HURT BY CLAIMS: Shelly-Ann Fraser-Pryce (PA)

OLYMPIC CHAMPION Shelly-Ann Fraser-Pryce who won 100m gold at the London 2012 Games says Jamaica athletes could pull out of future competitions if they are not properly supported by their national authorities.

The 26-year-old sprinting star said she was “hurt” by claims from a senior Jamaican anti-doping tester who alleged recent outings of some of the island’s runners, including Asafa Powell and Sherone Simpson, as drug cheats were only “the tip of the iceberg”.

The World Anti-Doping Authority (Wada) recently visited Jamaica to inspect its drug testing facilities and measures – the trip came after a former head of the Jamaica Anti-Doping Commission (Jadco) revealed officials had carried out insufficient out-of-competition drug tests on athletes in the six months prior to the Olympic Games in London.

“It is so important that our federation stands by our athletes”, Fraser-Pryce told BBC Sport in Monaco ahead of the World Athletics Gala.

“If it's down to making sure things are up to scratch, I would [not compete].

“If there are certain things that are not up to standard then it [not running] is something you have to do.

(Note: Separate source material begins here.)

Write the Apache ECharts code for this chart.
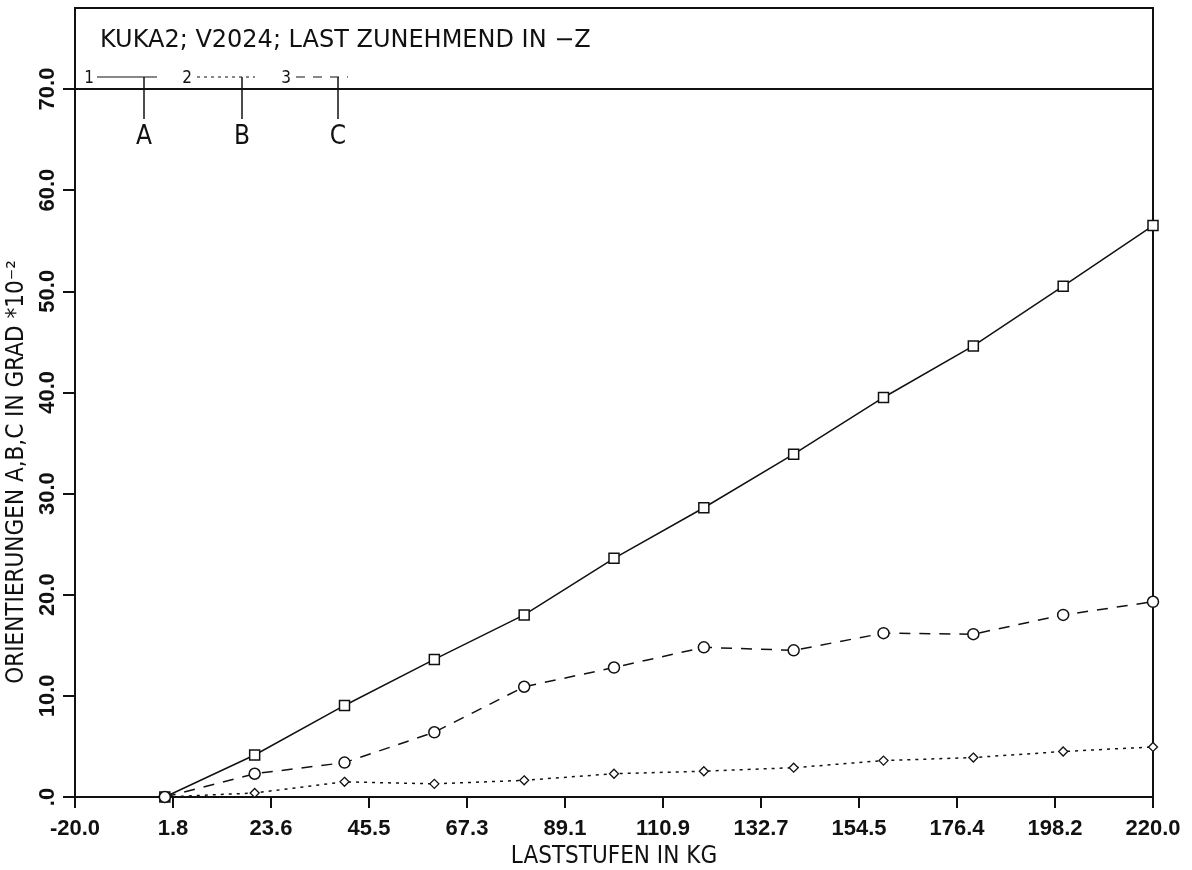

We believe we deserve to have good things, not to have our name tarnished at a time when we are doing so well.

“It is so important that our federation stands by our athletes, not says the kind of things they say about our athletes.”

The World 100m champion added: “We need a voice to be able to stand up and say 'you can't say these things without having proof'. We have come so far in athletics in our country but we are still stagnant in other areas.”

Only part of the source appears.